Maybe you could make the graphics look like something from the OOT/MM 3DS Graphics engine, but slightly more realistic. Maybe you could compare it to the Tech Demo of Wind Waker.

[SoulofDeity]

Maybe you could make the graphics look like something from the OOT/MM 3DS Graphics engine, but slightly more realistic. Maybe you could compare it to the Tech Demo of Wind Waker.

 

OoT3D/MM3D-style graphics are also a possibility. Really, you can do anything. What I'm interested in is the physics and special effects that polish that game and make it look amazing. Basically, I want break down the special effects to understand each individual piece, find the most optimal alternative possible, and then put the effect back together.
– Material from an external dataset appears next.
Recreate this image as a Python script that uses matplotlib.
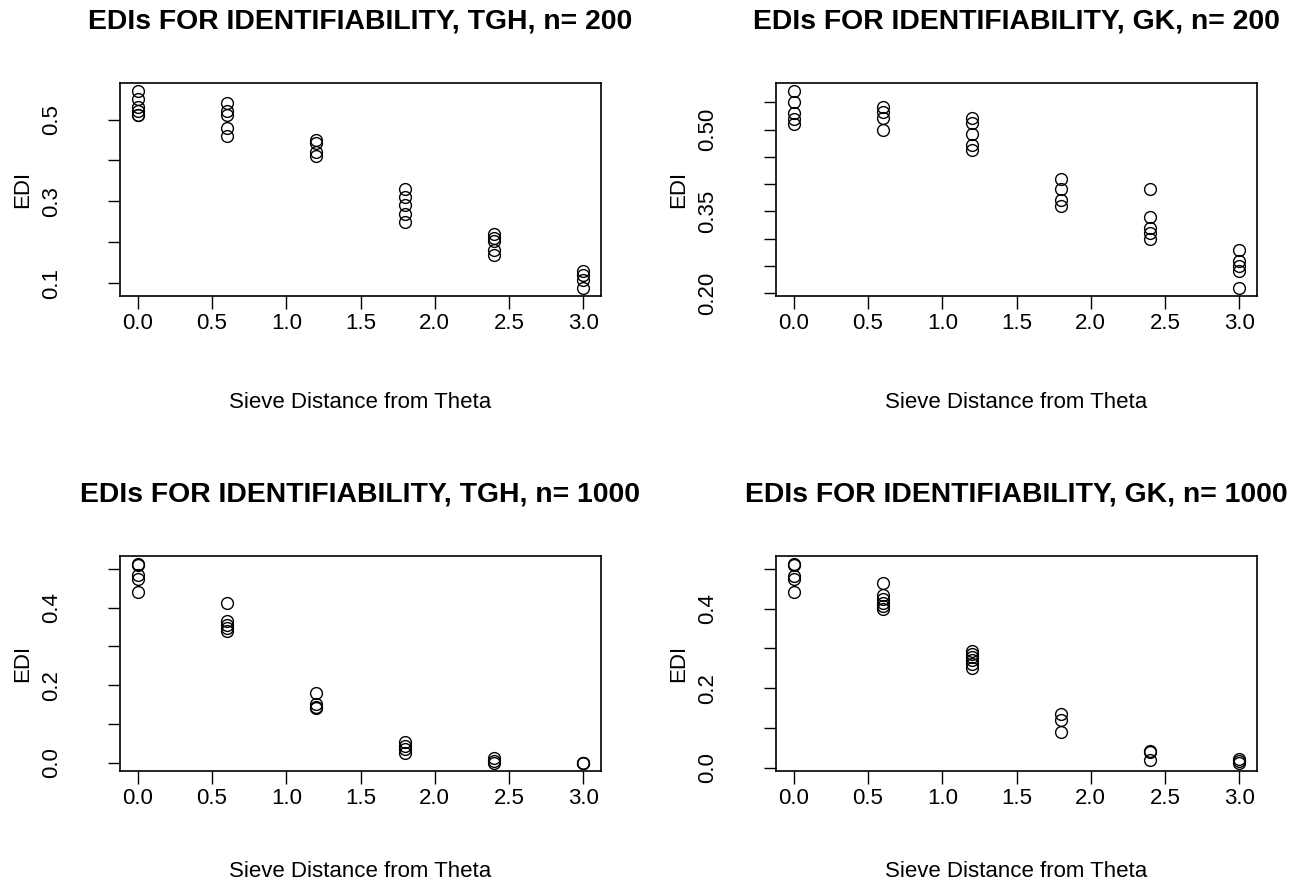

Eg.

 

For the gerudo valley video, one of the things that I mentioned was the heat distortion effect. OoT and MM for the n64 implemented this effect in Death Mountain Crater by jiggling the frustum of the camera; it's not as great of an effect though because it lacks the refraction you see in the UE video.

[psychoman87]

Well, I think it's good to polish and update on a game's successor in order to make it look more graphically improved. I still think the idea of the WW Tech Demo-styled graphics sounds like the best idea cause although Twilight Princess already used that, it looked a bit too dull imo. I like the idea of using a gamecube-esque styled graphics. Just my personal preference.

[SoulofDeity]

These are just some personal notes I've been taking on the special effects in the games:

 

 

Shadows

   - Spot shadow, used for anything other than the player, or when the player
     is in the air to make it easier to predict the landing spot; it's just a
     horizontal plane drawn at the character's feet

   - Foot shadow, used only by the player, has a length and direction that
     depends on angle between the player and the light source; each foot will
     have a separate foot shadow for each light source

   - Real shadow, unused. it requires a stencil buffer and thus is expensive

Stars

   - Stars are only seen in majora's mask and are  rendered independently of
     each other; the north star is red, stars that make up constellations are
     various shades of blue, all other stars are various shades of gray or
     white that 'twinkle' in and out of visibility when the camera moves

Rain

   - Splashes are emitted independently of rain on a 'splash plane', drawn at
     the same level as the player's feet; however, the size of the plane is
     dependent on the resolution of the screen

Trails

   - Used by the player's footsteps, deku-link spins, and sword slashes. The
     footsteps and deku-link spin trails never clip through the floor like
     shadows; so it's possible that they're implemented by a stencil buffer

Coronas

   - Coronas, drawn around most point light sources like torches and fairies,
     are occluded via raycasting from the camera, but drawn over everything
     else in a scene (except gui stuff like menus and text boxes)

Heat Distortion

   - Heat distortion, like you see while in the death mountain crater, is
     implemented by 'jiggling' the frustum of the camera

Skeletal Animation

   - In OoT / MM, skinning (binding vertices to a skeleton) is performed via
     a technique known as 'linear blend skinning'. First, forward-kinematics
     are applied. This entails converting the local-space transformation
     matrix of each joint into world-space by traversing the hierarchy of the
     skeleton from the root node down to each of the terminal leaf nodes.
     Second, any necessary inverse-kinematics are applied. This is used to
     do things like correct the placement of the player's feet or make a
     character turn their head to look at something. It entails traversing
     the hierarchy of the skeleton backwards from the terminal leaf nodes up
     an arbitrary number of limbs.

     It should be noted that, while OoT/MM does use linear blend skinning,
     which has been standard in the game-design industry for many years, that
     double-quaternion skinning is ~2.5x faster and has less artifacts.